Hello Nissan owners! This summer I purchased a 95 non running Maxima from my step son. He basically did not take care of this beauty so for $500 I took it off of his hands. It was... euck! Check it out here.. 95-Maxima. The inside was coated with everywhere from spilt ice cream and soda to the headliner falling down on your head. It took 2-1/2 cans of engine cleaner to get the grime off. Fortunately, he had never been in an accident so the exterior was presentable once cleaned. I am to the point now where I need to change teh knock sensor to stop the ECU from nagging me.

Here's my question. I can see and touch the bolt holding the KS and even get a 12 mm wrench on it but it is so tight, I may not be able to turn the wrench enough to loosen the bolt. Is there a special tool to remove and replace the KS..?









thanx, Saltykayak


----------



## P10_GRider (Oct 18, 2006)

i replaced my moms knock sensor on her maxima and i just took the intake plenums off... i tried everything but the easiest thing to do cause its so damn tight is to take the intake off and youll have all the room you need


----------



## Saltykayak (Oct 18, 2006)

Thanx P10 for the reply. That makes replacing the KS a little easier. I found one website that gave detailed instructions and replacing the sensor involves removing the top half of the engine and replacing all of the gaskets besides the KS... not a deal I want to get involved with. Did you need to replace the gasket when you replaced the intake plenum?
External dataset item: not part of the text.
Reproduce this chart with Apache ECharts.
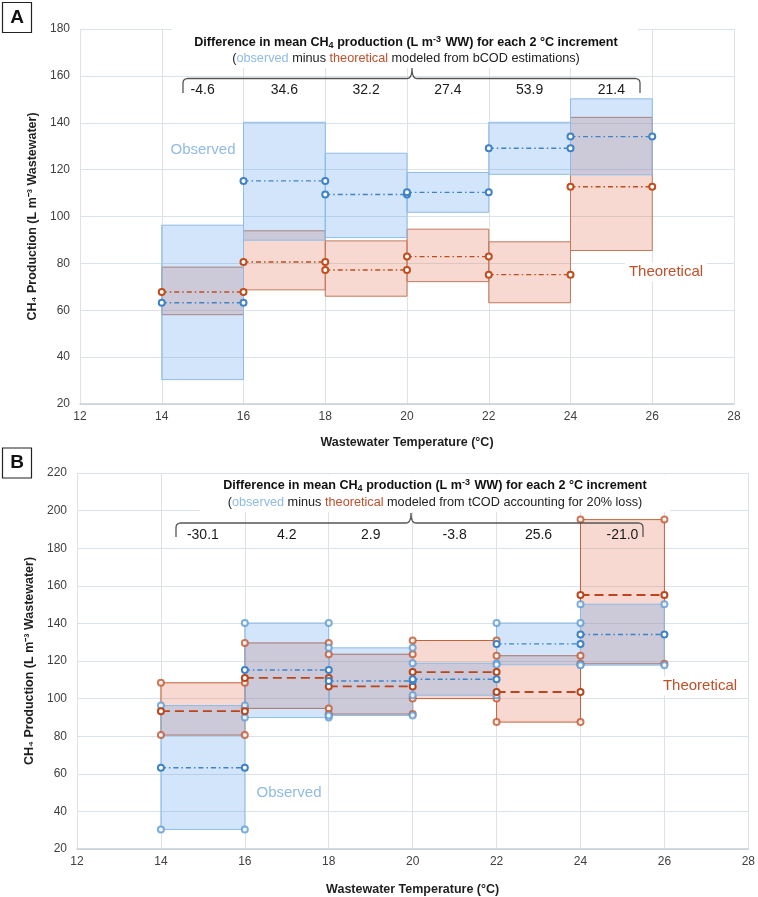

If so, I'll be prepared with a new one. 

thanx, Saltykayak


----------



## Matt93SE (Sep 17, 2003)

Yes, it's best to replace the gasket. they're not much money.. $15 or so, so it's not a big deal.

the problem is that you'll need to remove both upper and lower plenums.. on my '93, the lower plenum gaskets are more expensive- like $27 each.. but it's the easiest way to do the job.

otherwise, you'll need to have someone with really strong and skinny arms reach in there and break the bolt loose on the knock sensor. It's been done without removing the manifold, but the kist of it is that you have to be willing to leave a bit of skin in your engine if you do.


----------



## Jeff (Oct 17, 2002)

A friend of mine did it with a wrench.

You could also use multiple extensions/swivel connectors to loosen it.


----------



## P10_GRider (Oct 18, 2006)

yeah i removed both upper and lower and yes i replaced the gaskets... theyre really not that expensive


----------



## MaxFreak87 (Jul 20, 2006)

how tight do you need to retighten it if its that hard to loosen?


----------



## P10_GRider (Oct 18, 2006)

i did it hand tight then another half a turn


----------



## MaxFreak87 (Jul 20, 2006)

is there a spec for tightening it?


----------



## Saltykayak (Oct 18, 2006)

Here is a link with pictures on how I removed the KS without having to remove the plenums. Also, I read on another website where it says the KS needs to be tightened to between 15-20 Ft. Lbs...

How to Remove the Knock Sensor

SaltyKayak


----------



## Cdg2125 (Sep 23, 2006)

There is no need to remove any parts of the car. Maybe the intake. 12" wratchet with swivel head should be able to do it. Way too much work you guys are putting yourself through with the manifolds and all.


----------